» **THE EXERCISE**: Retype all of the listing exactly, passing over any picture you find.

########################################

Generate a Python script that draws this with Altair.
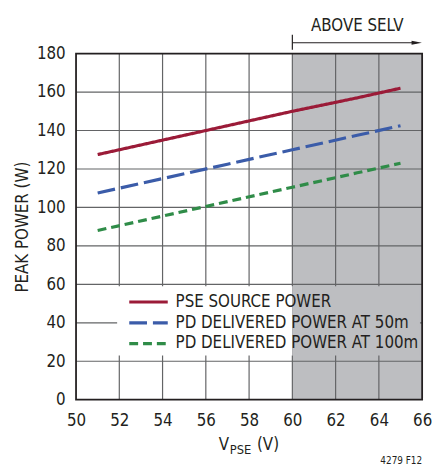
import altair as alt
import pandas as pd

# ---------------- data ----------------
x_ticks = [50, 52, 54, 56, 58, 60, 62, 64, 66]
y_ticks = [0, 20, 40, 60, 80, 100, 120, 140, 160, 180]
voltage = [51, 54, 57, 60, 63, 65]
pse_power = [127.5, 135, 142.5, 150, 157, 162]
pd50_power = [107.5, 115, 122.5, 130, 137.5, 142.5]
pd100_power = [88, 95.5, 103, 110.5, 118, 123]
series_names = ["PSE SOURCE POWER", "PD DELIVERED POWER AT 50m", "PD DELIVERED POWER AT 100m"]
selv_start = 60
selv_label = "ABOVE SELV"
fig_label = "4279 F12"

# ---------------- styles ----------------
series_colors = ["#9b1b38", "#3b5ca9", "#2f8c48"]
series_dashes = [[1, 0], [18, 6], [9, 5]]
FONT = "Liberation Sans Narrow, DejaVu Sans Condensed, sans-serif"
TXT = "#231f20"
GRID = "#636466"
SHADE = "#bdbec1"
W, H = 351, 351
FS = 17

x_min, x_max = x_ticks[0], x_ticks[-1]
y_min, y_max = y_ticks[0], y_ticks[-1]

xs = alt.Scale(domain=[x_min, x_max], nice=False, zero=False)
ys = alt.Scale(domain=[y_min, y_max], nice=False, zero=False)

X_AXIS = alt.Axis(
    values=x_ticks, grid=False, ticks=False, tickSize=0, domain=False,
    labelFont=FONT, labelFontSize=FS, labelColor=TXT, labelPadding=13,
    labelOverlap=False, labelFlush=False, title=None, format="d")
Y_AXIS = alt.Axis(
    values=y_ticks, grid=False, ticks=False, tickSize=0, domain=False,
    labelFont=FONT, labelFontSize=FS, labelColor=TXT, labelPadding=11,
    labelOverlap=False, labelFlush=False,
    title="PEAK POWER (W)", titleFont=FONT, titleFontSize=FS, titleFontWeight="normal",
    titleColor=TXT, titleX=-54, titleY=H / 2, titleAngle=270, titleAlign="center",
    titleBaseline="middle", format="d")


def X(field):
    return alt.X(field, type="quantitative", scale=xs, axis=X_AXIS)


def Y(field):
    return alt.Y(field, type="quantitative", scale=ys, axis=Y_AXIS)


lines_df = pd.DataFrame({
    "voltage": voltage * 3,
    "power": pse_power + pd50_power + pd100_power,
    "series": [series_names[0]] * len(voltage) + [series_names[1]] * len(voltage) + [series_names[2]] * len(voltage),
})

color_scale = alt.Scale(domain=series_names, range=series_colors)
dash_scale = alt.Scale(domain=series_names, range=series_dashes)

# shaded region
shade_df = pd.DataFrame({"x": [selv_start], "x2": [x_max], "y": [y_min], "y2": [y_max]})
shade = alt.Chart(shade_df).mark_rect(color=SHADE).encode(
    x=X("x"), x2="x2:Q", y=Y("y"), y2="y2:Q")

# grid lines
vgrid_df = pd.DataFrame({"x": x_ticks[1:-1], "y": y_min, "y2": y_max})
vgrid = alt.Chart(vgrid_df).mark_rule(color=GRID, strokeWidth=1.2).encode(
    x=X("x"), y=Y("y"), y2="y2:Q")
hgrid_df = pd.DataFrame({"y": y_ticks[1:-1], "x": x_min, "x2": x_max})
hgrid = alt.Chart(hgrid_df).mark_rule(color=GRID, strokeWidth=1.2).encode(
    y=Y("y"), x=X("x"), x2="x2:Q")

# legend box (covers grid lines)
LB_X0, LB_X1, LB_Y0, LB_Y1 = 51.9, 65.9, 23, 59
lbw_df = pd.DataFrame({"x": [LB_X0], "x2": [selv_start], "y": [LB_Y0], "y2": [LB_Y1]})
lbg_df = pd.DataFrame({"x": [selv_start], "x2": [LB_X1], "y": [LB_Y0], "y2": [LB_Y1]})
lbox_w = alt.Chart(lbw_df).mark_rect(color="#ffffff").encode(
    x=X("x"), x2="x2:Q", y=Y("y"), y2="y2:Q")
lbox_g = alt.Chart(lbg_df).mark_rect(color=SHADE).encode(
    x=X("x"), x2="x2:Q", y=Y("y"), y2="y2:Q")

# border
border_df = pd.DataFrame({"x": [x_min], "x2": [x_max], "y": [y_min], "y2": [y_max]})
border = alt.Chart(border_df).mark_rect(fill=None, filled=False, stroke=TXT, strokeWidth=1.8).encode(
    x=X("x"), x2="x2:Q", y=Y("y"), y2="y2:Q")

# data lines
lines = alt.Chart(lines_df).mark_line(strokeWidth=3.2).encode(
    x=X("voltage"), y=Y("power"),
    color=alt.Color("series:N", scale=color_scale, legend=None),
    strokeDash=alt.StrokeDash("series:N", scale=dash_scale, legend=None),
    detail="series:N")

# custom legend
LEG_SX0, LEG_SX1, LEG_TX = 52.46, 54.24, 54.6
LEG_ROWS = [50.8, 40.0, 29.2]
leg_df = pd.DataFrame({"series": series_names, "y": LEG_ROWS,
                       "x": LEG_SX0, "x2": LEG_SX1, "tx": LEG_TX})
leg_sym = alt.Chart(leg_df).mark_rule(strokeWidth=3.2).encode(
    x=X("x"), x2="x2:Q", y=Y("y"),
    color=alt.Color("series:N", scale=color_scale, legend=None),
    strokeDash=alt.StrokeDash("series:N", scale=dash_scale, legend=None))
leg_txt = alt.Chart(leg_df).mark_text(align="left", baseline="middle", font=FONT,
                                      fontSize=FS, color=TXT).encode(
    x=X("tx"), y=Y("y"), text="series:N")

# SELV annotation
ann_df = pd.DataFrame({"x": [selv_start], "x2": [x_max - 0.25], "tx": [(selv_start + x_max) / 2], "label": [selv_label]})
ann_tick = alt.Chart(ann_df).mark_rule(color=TXT, strokeWidth=1.2).encode(
    x=X("x"), y=alt.value(-19), y2=alt.value(-4))
ann_line = alt.Chart(ann_df).mark_rule(color=TXT, strokeWidth=1.2).encode(
    x=X("x"), x2="x2:Q", y=alt.value(-11))
ann_head = alt.Chart(ann_df).mark_point(shape="M-1,-0.38L1,0L-1,0.38Z", filled=True, size=110,
                                        color=TXT, opacity=1).encode(
    x=X("x2"), y=alt.value(-11))
ann_text = alt.Chart(ann_df).mark_text(font=FONT, fontSize=FS, color=TXT, baseline="middle").encode(
    x=X("tx"), y=alt.value(-28), text="label:N")

# x axis title with subscript
t_df = pd.DataFrame({"a": ["V"], "b": ["PSE"], "c": ["(V)"], "d": [fig_label]})
xt1 = alt.Chart(t_df).mark_text(font=FONT, fontSize=FS, color=TXT, align="left", baseline="alphabetic").encode(
    x=alt.value(144.7), y=alt.value(402), text="a:N")
xt2 = alt.Chart(t_df).mark_text(font=FONT, fontSize=13, color=TXT, align="left", baseline="alphabetic").encode(
    x=alt.value(156), y=alt.value(406), text="b:N")
xt3 = alt.Chart(t_df).mark_text(font=FONT, fontSize=FS, color=TXT, align="left", baseline="alphabetic").encode(
    x=alt.value(183.5), y=alt.value(402), text="c:N")
fig = alt.Chart(t_df).mark_text(font=FONT, fontSize=10, color=TXT, align="right", baseline="alphabetic").encode(
    x=alt.value(351), y=alt.value(416), text="d:N")

chart = alt.layer(
    shade, vgrid, hgrid, lbox_w, lbox_g, border, lines, leg_sym, leg_txt,
    ann_tick, ann_line, ann_head, ann_text, xt1, xt2, xt3, fig
).properties(
    width=W, height=H,
    autosize=alt.AutoSizeParams(type="none"),
    padding={"left": 69, "top": 43, "right": 10, "bottom": 66},
    background="white",
).configure_view(stroke=None)

chart.save("out.html", embed_options={"renderer": "svg", "actions": False})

########################################

» **WRITTEN SOLUTION**:
Generate a Python script that draws this with Altair.
import altair as alt
import pandas as pd

# ---------------- data ----------------
x_ticks = [50, 52, 54, 56, 58, 60, 62, 64, 66]
y_ticks = [0, 20, 40, 60, 80, 100, 120, 140, 160, 180]
voltage = [51, 54, 57, 60, 63, 65]
pse_power = [127.5, 135, 142.5, 150, 157, 162]
pd50_power = [107.5, 115, 122.5, 130, 137.5, 142.5]
pd100_power = [88, 95.5, 103, 110.5, 118, 123]
series_names = ["PSE SOURCE POWER", "PD DELIVERED POWER AT 50m", "PD DELIVERED POWER AT 100m"]
selv_start = 60
selv_label = "ABOVE SELV"
fig_label = "4279 F12"

# ---------------- styles ----------------
series_colors = ["#9b1b38", "#3b5ca9", "#2f8c48"]
series_dashes = [[1, 0], [18, 6], [9, 5]]
FONT = "Liberation Sans Narrow, DejaVu Sans Condensed, sans-serif"
TXT = "#231f20"
GRID = "#636466"
SHADE = "#bdbec1"
W, H = 351, 351
FS = 17

x_min, x_max = x_ticks[0], x_ticks[-1]
y_min, y_max = y_ticks[0], y_ticks[-1]

xs = alt.Scale(domain=[x_min, x_max], nice=False, zero=False)
ys = alt.Scale(domain=[y_min, y_max], nice=False, zero=False)

X_AXIS = alt.Axis(
    values=x_ticks, grid=False, ticks=False, tickSize=0, domain=False,
    labelFont=FONT, labelFontSize=FS, labelColor=TXT, labelPadding=13,
    labelOverlap=False, labelFlush=False, title=None, format="d")
Y_AXIS = alt.Axis(
    values=y_ticks, grid=False, ticks=False, tickSize=0, domain=False,
    labelFont=FONT, labelFontSize=FS, labelColor=TXT, labelPadding=11,
    labelOverlap=False, labelFlush=False,
    title="PEAK POWER (W)", titleFont=FONT, titleFontSize=FS, titleFontWeight="normal",
    titleColor=TXT, titleX=-54, titleY=H / 2, titleAngle=270, titleAlign="center",
    titleBaseline="middle", format="d")


def X(field):
    return alt.X(field, type="quantitative", scale=xs, axis=X_AXIS)


def Y(field):
    return alt.Y(field, type="quantitative", scale=ys, axis=Y_AXIS)


lines_df = pd.DataFrame({
    "voltage": voltage * 3,
    "power": pse_power + pd50_power + pd100_power,
    "series": [series_names[0]] * len(voltage) + [series_names[1]] * len(voltage) + [series_names[2]] * len(voltage),
})

color_scale = alt.Scale(domain=series_names, range=series_colors)
dash_scale = alt.Scale(domain=series_names, range=series_dashes)

# shaded region
shade_df = pd.DataFrame({"x": [selv_start], "x2": [x_max], "y": [y_min], "y2": [y_max]})
shade = alt.Chart(shade_df).mark_rect(color=SHADE).encode(
    x=X("x"), x2="x2:Q", y=Y("y"), y2="y2:Q")

# grid lines
vgrid_df = pd.DataFrame({"x": x_ticks[1:-1], "y": y_min, "y2": y_max})
vgrid = alt.Chart(vgrid_df).mark_rule(color=GRID, strokeWidth=1.2).encode(
    x=X("x"), y=Y("y"), y2="y2:Q")
hgrid_df = pd.DataFrame({"y": y_ticks[1:-1], "x": x_min, "x2": x_max})
hgrid = alt.Chart(hgrid_df).mark_rule(color=GRID, strokeWidth=1.2).encode(
    y=Y("y"), x=X("x"), x2="x2:Q")

# legend box (covers grid lines)
LB_X0, LB_X1, LB_Y0, LB_Y1 = 51.9, 65.9, 23, 59
lbw_df = pd.DataFrame({"x": [LB_X0], "x2": [selv_start], "y": [LB_Y0], "y2": [LB_Y1]})
lbg_df = pd.DataFrame({"x": [selv_start], "x2": [LB_X1], "y": [LB_Y0], "y2": [LB_Y1]})
lbox_w = alt.Chart(lbw_df).mark_rect(color="#ffffff").encode(
    x=X("x"), x2="x2:Q", y=Y("y"), y2="y2:Q")
lbox_g = alt.Chart(lbg_df).mark_rect(color=SHADE).encode(
    x=X("x"), x2="x2:Q", y=Y("y"), y2="y2:Q")

# border
border_df = pd.DataFrame({"x": [x_min], "x2": [x_max], "y": [y_min], "y2": [y_max]})
border = alt.Chart(border_df).mark_rect(fill=None, filled=False, stroke=TXT, strokeWidth=1.8).encode(
    x=X("x"), x2="x2:Q", y=Y("y"), y2="y2:Q")

# data lines
lines = alt.Chart(lines_df).mark_line(strokeWidth=3.2).encode(
    x=X("voltage"), y=Y("power"),
    color=alt.Color("series:N", scale=color_scale, legend=None),
    strokeDash=alt.StrokeDash("series:N", scale=dash_scale, legend=None),
    detail="series:N")

# custom legend
LEG_SX0, LEG_SX1, LEG_TX = 52.46, 54.24, 54.6
LEG_ROWS = [50.8, 40.0, 29.2]
leg_df = pd.DataFrame({"series": series_names, "y": LEG_ROWS,
                       "x": LEG_SX0, "x2": LEG_SX1, "tx": LEG_TX})
leg_sym = alt.Chart(leg_df).mark_rule(strokeWidth=3.2).encode(
    x=X("x"), x2="x2:Q", y=Y("y"),
    color=alt.Color("series:N", scale=color_scale, legend=None),
    strokeDash=alt.StrokeDash("series:N", scale=dash_scale, legend=None))
leg_txt = alt.Chart(leg_df).mark_text(align="left", baseline="middle", font=FONT,
                                      fontSize=FS, color=TXT).encode(
    x=X("tx"), y=Y("y"), text="series:N")

# SELV annotation
ann_df = pd.DataFrame({"x": [selv_start], "x2": [x_max - 0.25], "tx": [(selv_start + x_max) / 2], "label": [selv_label]})
ann_tick = alt.Chart(ann_df).mark_rule(color=TXT, strokeWidth=1.2).encode(
    x=X("x"), y=alt.value(-19), y2=alt.value(-4))
ann_line = alt.Chart(ann_df).mark_rule(color=TXT, strokeWidth=1.2).encode(
    x=X("x"), x2="x2:Q", y=alt.value(-11))
ann_head = alt.Chart(ann_df).mark_point(shape="M-1,-0.38L1,0L-1,0.38Z", filled=True, size=110,
                                        color=TXT, opacity=1).encode(
    x=X("x2"), y=alt.value(-11))
ann_text = alt.Chart(ann_df).mark_text(font=FONT, fontSize=FS, color=TXT, baseline="middle").encode(
    x=X("tx"), y=alt.value(-28), text="label:N")

# x axis title with subscript
t_df = pd.DataFrame({"a": ["V"], "b": ["PSE"], "c": ["(V)"], "d": [fig_label]})
xt1 = alt.Chart(t_df).mark_text(font=FONT, fontSize=FS, color=TXT, align="left", baseline="alphabetic").encode(
    x=alt.value(144.7), y=alt.value(402), text="a:N")
xt2 = alt.Chart(t_df).mark_text(font=FONT, fontSize=13, color=TXT, align="left", baseline="alphabetic").encode(
    x=alt.value(156), y=alt.value(406), text="b:N")
xt3 = alt.Chart(t_df).mark_text(font=FONT, fontSize=FS, color=TXT, align="left", baseline="alphabetic").encode(
    x=alt.value(183.5), y=alt.value(402), text="c:N")
fig = alt.Chart(t_df).mark_text(font=FONT, fontSize=10, color=TXT, align="right", baseline="alphabetic").encode(
    x=alt.value(351), y=alt.value(416), text="d:N")

chart = alt.layer(
    shade, vgrid, hgrid, lbox_w, lbox_g, border, lines, leg_sym, leg_txt,
    ann_tick, ann_line, ann_head, ann_text, xt1, xt2, xt3, fig
).properties(
    width=W, height=H,
    autosize=alt.AutoSizeParams(type="none"),
    padding={"left": 69, "top": 43, "right": 10, "bottom": 66},
    background="white",
).configure_view(stroke=None)

chart.save("out.html", embed_options={"renderer": "svg", "actions": False})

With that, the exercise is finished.